- EXERCISE DESCRIPTION -
Leave out the pictures and retype only the lines from the opening line to the line that holds "const trustIndexJan = 42;", both ends included.

- DATA SHOWN -
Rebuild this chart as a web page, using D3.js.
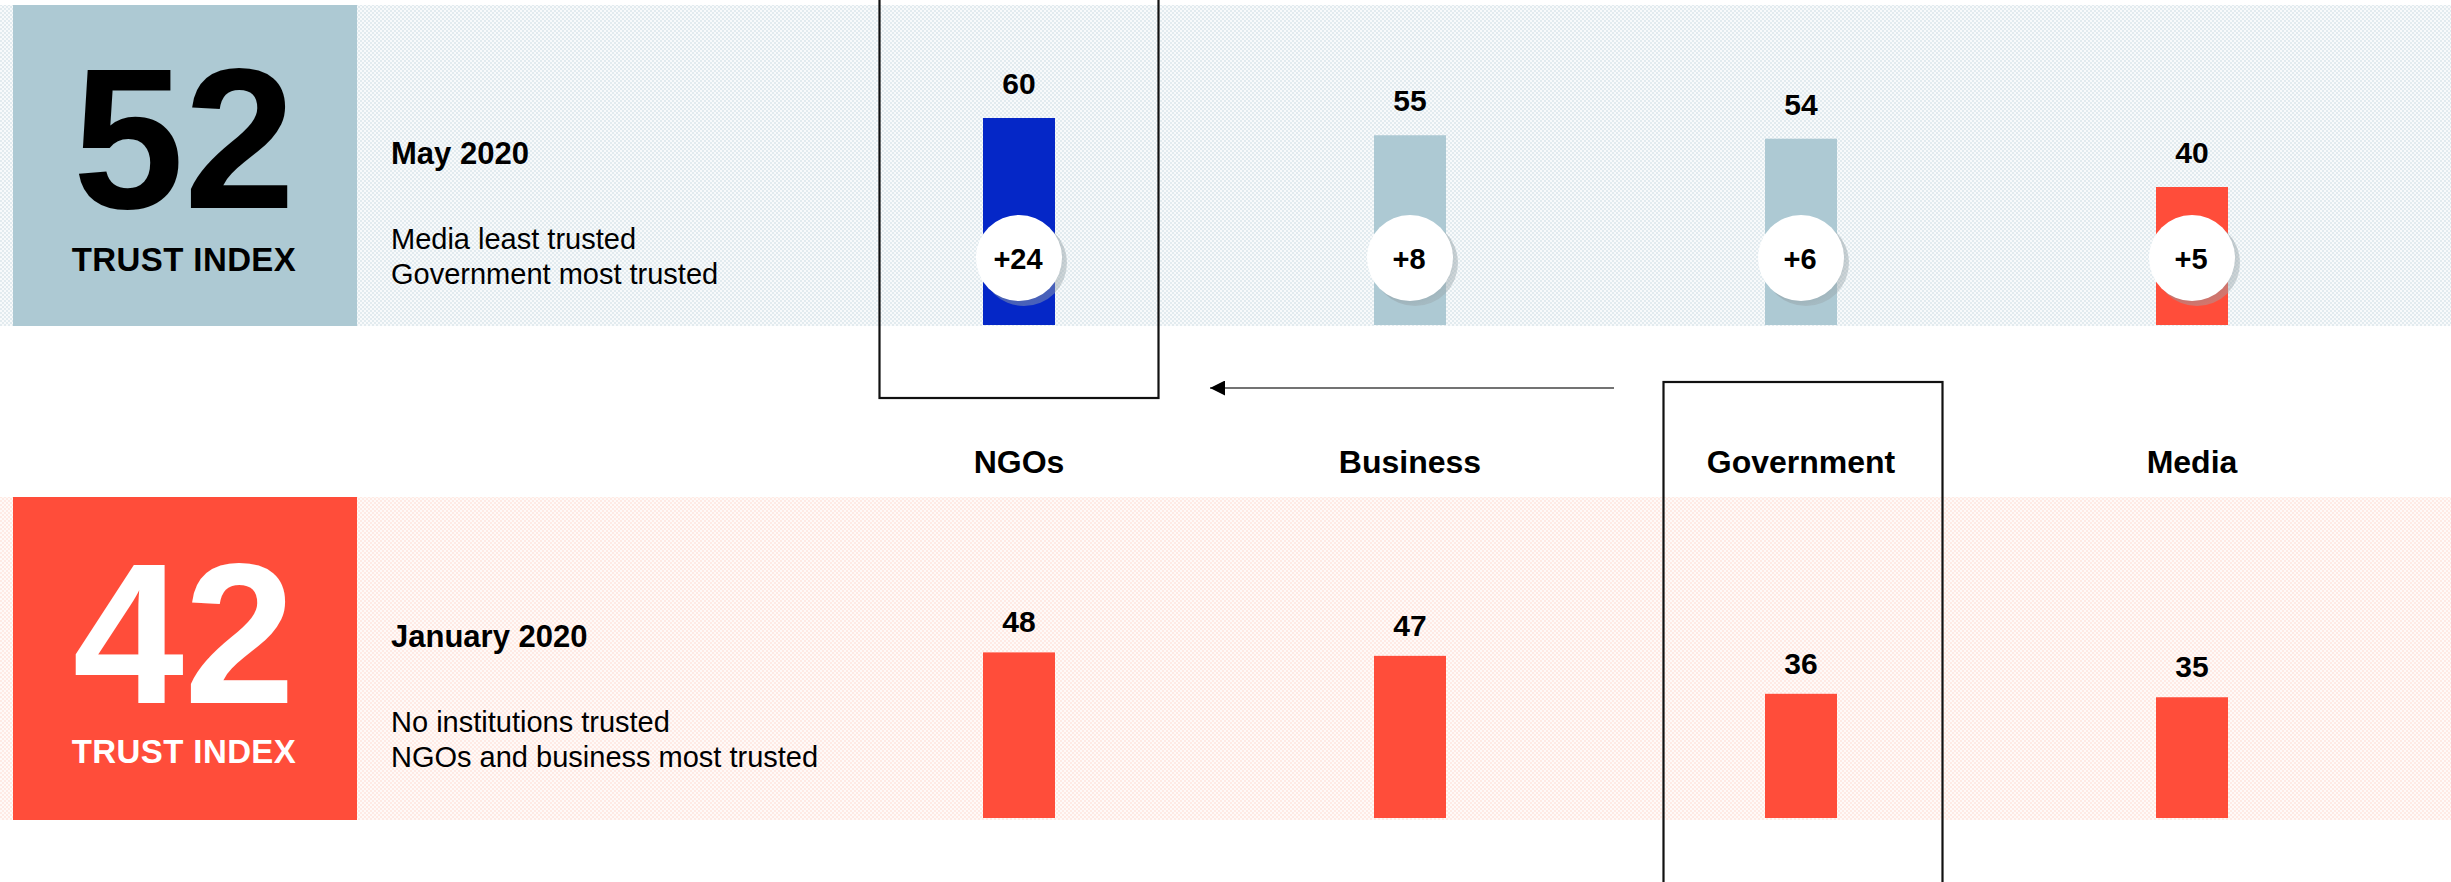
<!DOCTYPE html>
<html>
<head>
<meta charset="utf-8">
<script src="https://cdn.jsdelivr.net/npm/d3@7"></script>
<style>
  html, body { margin: 0; padding: 0; background: #ffffff; }
  svg { display: block; }
  text { font-family: "Liberation Sans", Arial, Helvetica, sans-serif; }
</style>
</head>
<body>
<svg id="chart" width="2451" height="882"></svg>
<script>
// Trust in institutions, January vs May 2020
const categories = ["NGOs", "Business", "Government", "Media"];
const may2020 = [60, 55, 54, 40];
const jan2020 = [48, 47, 36, 35];
const changeSinceLast = [24, 8, 6, 5];

const trustIndexMay = 52;
const trustIndexJan = 42;

const periodMay = "May 2020";
const notesMay = ["Media least trusted", "Government most trusted"];
const periodJan = "January 2020";
const notesJan = ["No institutions trusted", "NGOs and business most trusted"];
const indexLabel = "TRUST INDEX";

// palette
const BLUE = "#0527c7";
const STEEL = "#adc9d3";
const RED = "#ff4d3a";
const topBarColor = { NGOs: BLUE, Media: RED };

const W = 2451, H = 882;
const svg = d3.select("#chart");

// dithered band fills
const defs = svg.append("defs");
function checker(id, a, b) {
  const p = defs.append("pattern").attr("id", id)
    .attr("patternUnits", "userSpaceOnUse").attr("width", 4).attr("height", 4);
  p.append("rect").attr("width", 4).attr("height", 4).attr("fill", b);
  p.append("rect").attr("width", 2).attr("height", 2).attr("fill", a);
  p.append("rect").attr("x", 2).attr("y", 2).attr("width", 2).attr("height", 2).attr("fill", a);
}
checker("hatchBlue", "#e2ebef", "#f8fafb");
checker("hatchRed", "#ffeae4", "#fffaf8");

// shadow under the change bubbles
const shadow = defs.append("radialGradient").attr("id", "bubbleShadow")
  .attr("cx", "40%").attr("cy", "40%").attr("r", "60%");
shadow.append("stop").attr("offset", "70%").attr("stop-color", "#7d8c92").attr("stop-opacity", 0.55);
shadow.append("stop").attr("offset", "100%").attr("stop-color", "#9aa7ac").attr("stop-opacity", 0.45);

// layout
const bandMay = { y0: 5, y1: 326, base: 325 };
const bandJan = { y0: 497, y1: 820, base: 818 };
const tile = { x0: 13, x1: 357 };

const x = d3.scalePoint().domain(categories).range([1019, 2192]);
const h = d3.scaleLinear().domain([0, 60]).range([0, 207]);
const barW = 72;

// background bands
svg.append("rect").attr("x", 0).attr("y", bandMay.y0).attr("width", W).attr("height", bandMay.y1 - bandMay.y0)
  .attr("fill", "url(#hatchBlue)");
svg.append("rect").attr("x", 0).attr("y", bandJan.y0).attr("width", W).attr("height", bandJan.y1 - bandJan.y0)
  .attr("fill", "url(#hatchRed)");

// trust index tiles
function indexTile(band, fill, textFill, value, baseline, labelBaseline) {
  svg.append("rect").attr("x", tile.x0).attr("y", band.y0)
    .attr("width", tile.x1 - tile.x0).attr("height", band.y1 - band.y0).attr("fill", fill);
  const cx = (tile.x0 + tile.x1) / 2 - 1;
  svg.append("text").attr("x", cx).attr("y", baseline).attr("text-anchor", "middle")
    .attr("font-size", 200).attr("font-weight", 700).attr("fill", textFill).text(value);
  svg.append("text").attr("x", cx).attr("y", labelBaseline).attr("text-anchor", "middle")
    .attr("font-size", 33).attr("font-weight", 700).attr("letter-spacing", 0.4)
    .attr("fill", textFill).text(indexLabel);
}
indexTile(bandMay, STEEL, "#000000", trustIndexMay, 208, 271);
indexTile(bandJan, RED, "#ffffff", trustIndexJan, 703, 763);

// period headings and notes
function periodText(title, notes, titleBase) {
  svg.append("text").attr("x", 391).attr("y", titleBase)
    .attr("font-size", 31).attr("font-weight", 700).attr("fill", "#000").text(title);
  svg.append("g").selectAll("text").data(notes).join("text")
    .attr("x", 391).attr("y", (d, i) => titleBase + 85 + i * 35)
    .attr("font-size", 29).attr("fill", "#000").text(d => d);
}
periodText(periodMay, notesMay, 164);
periodText(periodJan, notesJan, 647);

// May 2020 bars
const mayData = categories.map((c, i) => ({ c, v: may2020[i], d: changeSinceLast[i] }));
const gMay = svg.append("g");
gMay.selectAll("rect").data(mayData).join("rect")
  .attr("x", d => x(d.c) - barW / 2).attr("y", d => bandMay.base - h(d.v))
  .attr("width", barW).attr("height", d => h(d.v))
  .attr("fill", d => topBarColor[d.c] || STEEL);
gMay.selectAll("text.val").data(mayData).join("text").attr("class", "val")
  .attr("x", d => x(d.c)).attr("y", d => bandMay.base - h(d.v) - 24)
  .attr("text-anchor", "middle").attr("font-size", 30).attr("font-weight", 700)
  .attr("fill", "#000").text(d => d.v);

// change bubbles
const bubbleY = 258, bubbleR = 43;
gMay.selectAll("circle.shadow").data(mayData).join("circle").attr("class", "shadow")
  .attr("cx", d => x(d.c) + 5).attr("cy", bubbleY + 5).attr("r", bubbleR)
  .attr("fill", "url(#bubbleShadow)");
gMay.selectAll("circle.bubble").data(mayData).join("circle").attr("class", "bubble")
  .attr("cx", d => x(d.c)).attr("cy", bubbleY).attr("r", bubbleR).attr("fill", "#ffffff");
gMay.selectAll("text.chg").data(mayData).join("text").attr("class", "chg")
  .attr("x", d => x(d.c) - 1).attr("y", bubbleY + 11)
  .attr("text-anchor", "middle").attr("font-size", 29).attr("font-weight", 700)
  .attr("fill", "#000").text(d => d3.format("+d")(d.d));

// category labels
svg.append("g").selectAll("text").data(categories).join("text")
  .attr("x", d => x(d)).attr("y", 473).attr("text-anchor", "middle")
  .attr("font-size", 32).attr("font-weight", 700).attr("fill", "#000").text(d => d);

// January 2020 bars
const janData = categories.map((c, i) => ({ c, v: jan2020[i] }));
const gJan = svg.append("g");
gJan.selectAll("rect").data(janData).join("rect")
  .attr("x", d => x(d.c) - barW / 2).attr("y", d => bandJan.base - h(d.v))
  .attr("width", barW).attr("height", d => h(d.v)).attr("fill", RED);
gJan.selectAll("text").data(janData).join("text")
  .attr("x", d => x(d.c)).attr("y", d => bandJan.base - h(d.v) - 20)
  .attr("text-anchor", "middle").attr("font-size", 30).attr("font-weight", 700)
  .attr("fill", "#000").text(d => d.v);

// highlight frames: most trusted in May (NGOs) and biggest mover (Government)
const frameHalf = 139.5;
svg.append("rect").attr("x", x("NGOs") - frameHalf).attr("y", -4)
  .attr("width", frameHalf * 2).attr("height", 402)
  .attr("fill", "none").attr("stroke", "#111").attr("stroke-width", 2.2);
svg.append("rect").attr("x", x("Government") - frameHalf + 2).attr("y", 382)
  .attr("width", frameHalf * 2).attr("height", 520)
  .attr("fill", "none").attr("stroke", "#111").attr("stroke-width", 2.2);

// arrow from Government frame toward NGOs frame
defs.append("marker").attr("id", "arrowHead").attr("viewBox", "0 0 10 10")
  .attr("refX", 10).attr("refY", 5).attr("markerWidth", 16).attr("markerHeight", 15)
  .attr("markerUnits", "userSpaceOnUse").attr("orient", "auto")
  .append("path").attr("d", "M0,0 L10,5 L0,10 Z").attr("fill", "#000");
svg.append("line").attr("x1", 1614).attr("y1", 388).attr("x2", 1210).attr("y2", 388)
  .attr("stroke", "#444").attr("stroke-width", 1.6).attr("marker-end", "url(#arrowHead)");
</script>
</body>
</html>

- THE REPLY -
Rebuild this chart as a web page, using D3.js.
<!DOCTYPE html>
<html>
<head>
<meta charset="utf-8">
<script src="https://cdn.jsdelivr.net/npm/d3@7"></script>
<style>
  html, body { margin: 0; padding: 0; background: #ffffff; }
  svg { display: block; }
  text { font-family: "Liberation Sans", Arial, Helvetica, sans-serif; }
</style>
</head>
<body>
<svg id="chart" width="2451" height="882"></svg>
<script>
// Trust in institutions, January vs May 2020
const categories = ["NGOs", "Business", "Government", "Media"];
const may2020 = [60, 55, 54, 40];
const jan2020 = [48, 47, 36, 35];
const changeSinceLast = [24, 8, 6, 5];

const trustIndexMay = 52;
const trustIndexJan = 42;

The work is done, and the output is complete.